Según el profesor de historia del pensamiento económico, el italiano Carlo María Cipolla (1922-2000) autor de la Teoría de la estupidez (Allegro ma non troppo, 1988), existen cuatro grupos de individuos: los inteligentes, que benefician a los demás y a sí mismos; los incautos o desgraciados, que benefician a los demás y se perjudican a sí mismos; los estúpidos, que perjudican a los demás y a sí mismos; y los malvados o bandidos, que perjudican a los demás y se benefician a sí mismos. Si nos atenemos a su ingeniosa clasificación, y la trasladamos al devenir de nuestro patrimonio histórico, podríamos pensar que casi desde siempre hemos lidiado con malvados estúpidos. Algo que no nos debe extrañar pues el propio Cipolla sostiene que resulta prácticamente imposible evitar el contacto con ellos y que, incluso habiéndolo conseguido, a menudo los subestimamos o bien sobrestimamos nuestra capacidad para hacerles frente.  Por mi cuenta agregaría que, por lo menos en algún momento de nuestra vida, todos nos parecimos a uno  de esos grupos de individuos.   

Pero, focalizándonos en los malvados estúpidos, se trata de la especie dominante en el zoo de personajes que ataca al patrimonio local. Su condición no reconoce banderías políticas ni partidismos. Sin excluirlos, ellos colocan el YO por sobre cualquier devenir terrenal que intente apartarlos del beneficio propio como meta sublime.  Son hijos del más crudo individualismo y profesan un materialismo deshumanizante. Esto dicho sin ánimo de demonizar sino como mera descripción de sus atributos. Por fortuna, las malas noticias para ellos se han multiplicado en los últimos tiempos: el patrimonio ha dejado de ser una cuestión de pocos e involucra cada vez más sectores comprometidos con su cuidado y recuperación. Tampoco es para idealizar (descorches) ni caer en voluntarismos vanos (no se puede combatir la estupidez humana sólo con buena voluntad) pero, para quienes transitamos los años que van del desarrollismo setentista a los neoliberales ´90, el clima de hoy es decididamente mejor.  
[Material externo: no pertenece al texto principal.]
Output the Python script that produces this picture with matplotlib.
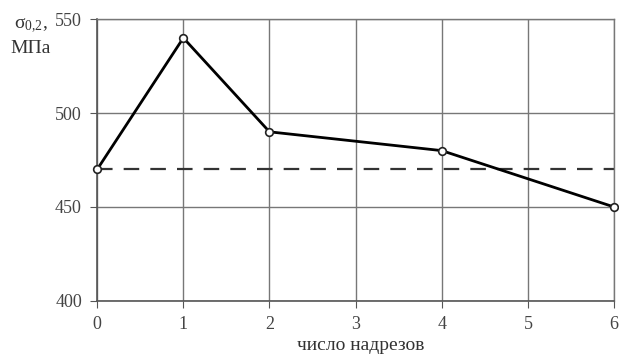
import matplotlib
matplotlib.use("Agg")
import matplotlib.pyplot as plt

# data
notches = [0, 1, 2, 4, 6]
sigma = [470, 540, 490, 480, 450]
base_level = 470

x_ticks = [0, 1, 2, 3, 4, 5, 6]
y_ticks = [400, 450, 500, 550]

plt.rcParams['font.family'] = ['Liberation Serif', 'DejaVu Serif']
plt.rcParams['font.size'] = 13

fig = plt.figure(figsize=(6.19, 3.54), dpi=100)
ax = fig.add_axes([0.157, 0.150, 0.835, 0.796])

ax.set_xlim(0, 6)
ax.set_ylim(400, 550)
ax.set_xticks(x_ticks)
ax.set_yticks(y_ticks)
ax.grid(True, color='#777777', linewidth=1.0)
ax.set_axisbelow(True)

for s in ['top', 'right']:
    ax.spines[s].set_color('#777777')
    ax.spines[s].set_linewidth(1.0)
for s in ['left', 'bottom']:
    ax.spines[s].set_color('#555555')
    ax.spines[s].set_linewidth(1.2)
ax.tick_params(direction='out', length=5, color='#555555', labelcolor='#444444', pad=6)

ax.axhline(base_level, color='#333333', linewidth=1.6, linestyle=(0, (7, 5)), zorder=2)
ax.plot(notches, sigma, color='black', linewidth=2.0, marker='o', markersize=5.5,
        markerfacecolor='white', markeredgecolor='#222222', markeredgewidth=1.2,
        clip_on=False, zorder=3)

fig.text(0.05, 0.929, r'$\mathregular{\sigma_{0{,}2}}$,', ha='center', va='center', fontsize=14, color='#333333')
fig.text(0.05, 0.862, 'МПа', ha='center', va='center', fontsize=14, color='#333333')
fig.text(0.583, 0.023, 'число надрезов', ha='center', va='center', fontsize=14, color='#333333')

fig.savefig('out.png', dpi=100)
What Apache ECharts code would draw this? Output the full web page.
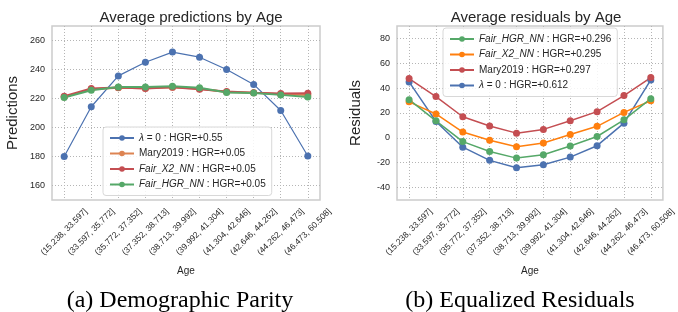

Aún a pesar de los estúpidos y de que todavía siga siendo una rareza recuperar el patrimonio para respuestas sociales,  como por ejemplo rehabilitar arquitecturas industriales desactivadas para vivienda popular o equipamientos comunitarios. Y que se siga privilegiando invertir en turismo top y equipamiento cultural, antes que generar empleo y capacitación para sectores de la propia comunidad y resolver sus necesidades básicas. 
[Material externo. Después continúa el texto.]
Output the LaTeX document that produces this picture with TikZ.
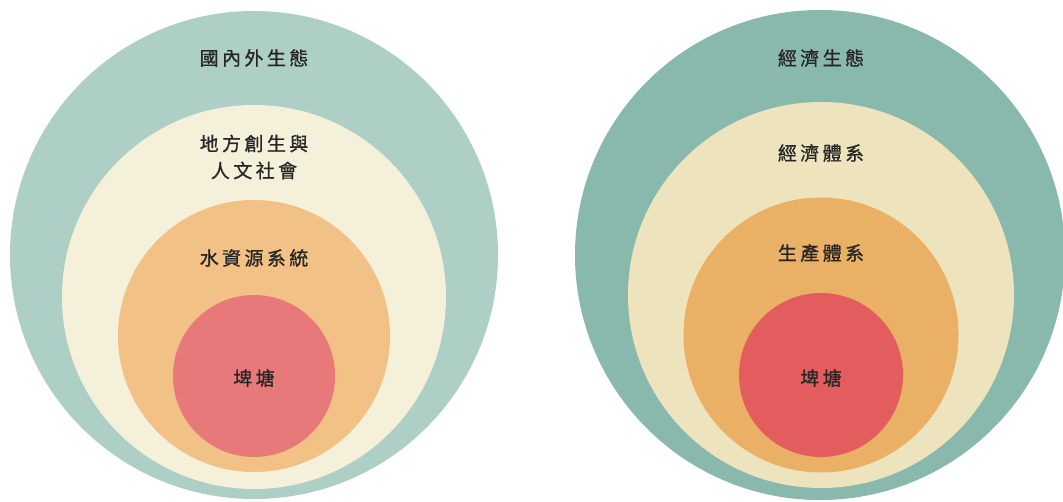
\documentclass[tikz,border=0pt]{standalone}
\usepackage{fontspec}
\setmainfont{Noto Sans CJK TC}[LetterSpace=18,FakeBold=0.9]
\definecolor{ecoL}{HTML}{AECFC6}
\definecolor{socL}{HTML}{F5F0DA}
\definecolor{waterL}{HTML}{F2C185}
\definecolor{pondL}{HTML}{E8797B}
\definecolor{ecoR}{HTML}{89B8AD}
\definecolor{econR}{HTML}{EDE4BE}
\definecolor{prodR}{HTML}{EAB065}
\definecolor{pondR}{HTML}{E35D5E}
\begin{document}
\begin{tikzpicture}[x=1pt,y=-1pt,font=\fontsize{19}{27}\selectfont]
	\tikzset{lbl/.style={align=center,text=black!85,inner sep=0pt}}
	\useasboundingbox[fill=white] (0,0) rectangle (1063,502);
	% left rings
	\fill[ecoL] (254,255) circle (244);
	\fill[socL] (254,297) circle (192);
	\fill[waterL] (254,336) circle (136);
	\fill[pondL] (254,376) circle (81);
	% right rings
	\fill[ecoR] (820,255) circle (245);
	\fill[econR] (821,295) circle (193);
	\fill[prodR] (821,335) circle (137.5);
	\fill[pondR] (821,375) circle (82);
	% labels
	\node[lbl] (ecoLt) at (254,58) {國內外生態};
	\node[lbl] (socLt) at (254,157) {地方創生與\\人文社會};
	\node[lbl] (waterLt) at (254,258) {水資源系統};
	\node[lbl] (pondLt) at (254,378) {埤塘};
	\node[lbl] (ecoRt) at (821,58) {經濟生態};
	\node[lbl] (econRt) at (821,153) {經濟體系};
	\node[lbl] (prodRt) at (821,253) {生產體系};
	\node[lbl] (pondRt) at (821,378) {埤塘};
\end{tikzpicture}
\end{document}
¿Qué mejor forma de recuperar el patrimonio que el de un proyecto que exprese los valores de su gente? La misma que da razón a su existencia.  A pesar de los avances, abundan propuestas que colocan al lucro por sobre el afianzamiento de la personalidad cultural de una comunidad.  Es que los estúpidos malvados se empeñan en mostrar a estos valores en contradicción con el espíritu globalizador. Casi solo como folklore y artesanía de ocasión. Otra de sus falacias. 

Ajenos a los valores culturales, sus proyectos representan una sociedad falsamente opulenta que dilapida los escasos recursos disponibles. Desde esta columna nos referimos a ellos en “Habitar el patrimonio”. 

“Hay dos cosas infinitas: el Universo y la estupidez humana. Y del Universo no estoy seguro”, decía Einstein. Por estupidez, tanto como por ignorancia, mediocridad o desidia, se ha destruido mucho patrimonio. Procuremos que el eco perpetuo de la estupidez no siga sonando en los oídos de funcionarios, profesionales y técnicos. Para lograrlo, créanme, no caigan en el remanido “No tengo tiempo para estupideces”.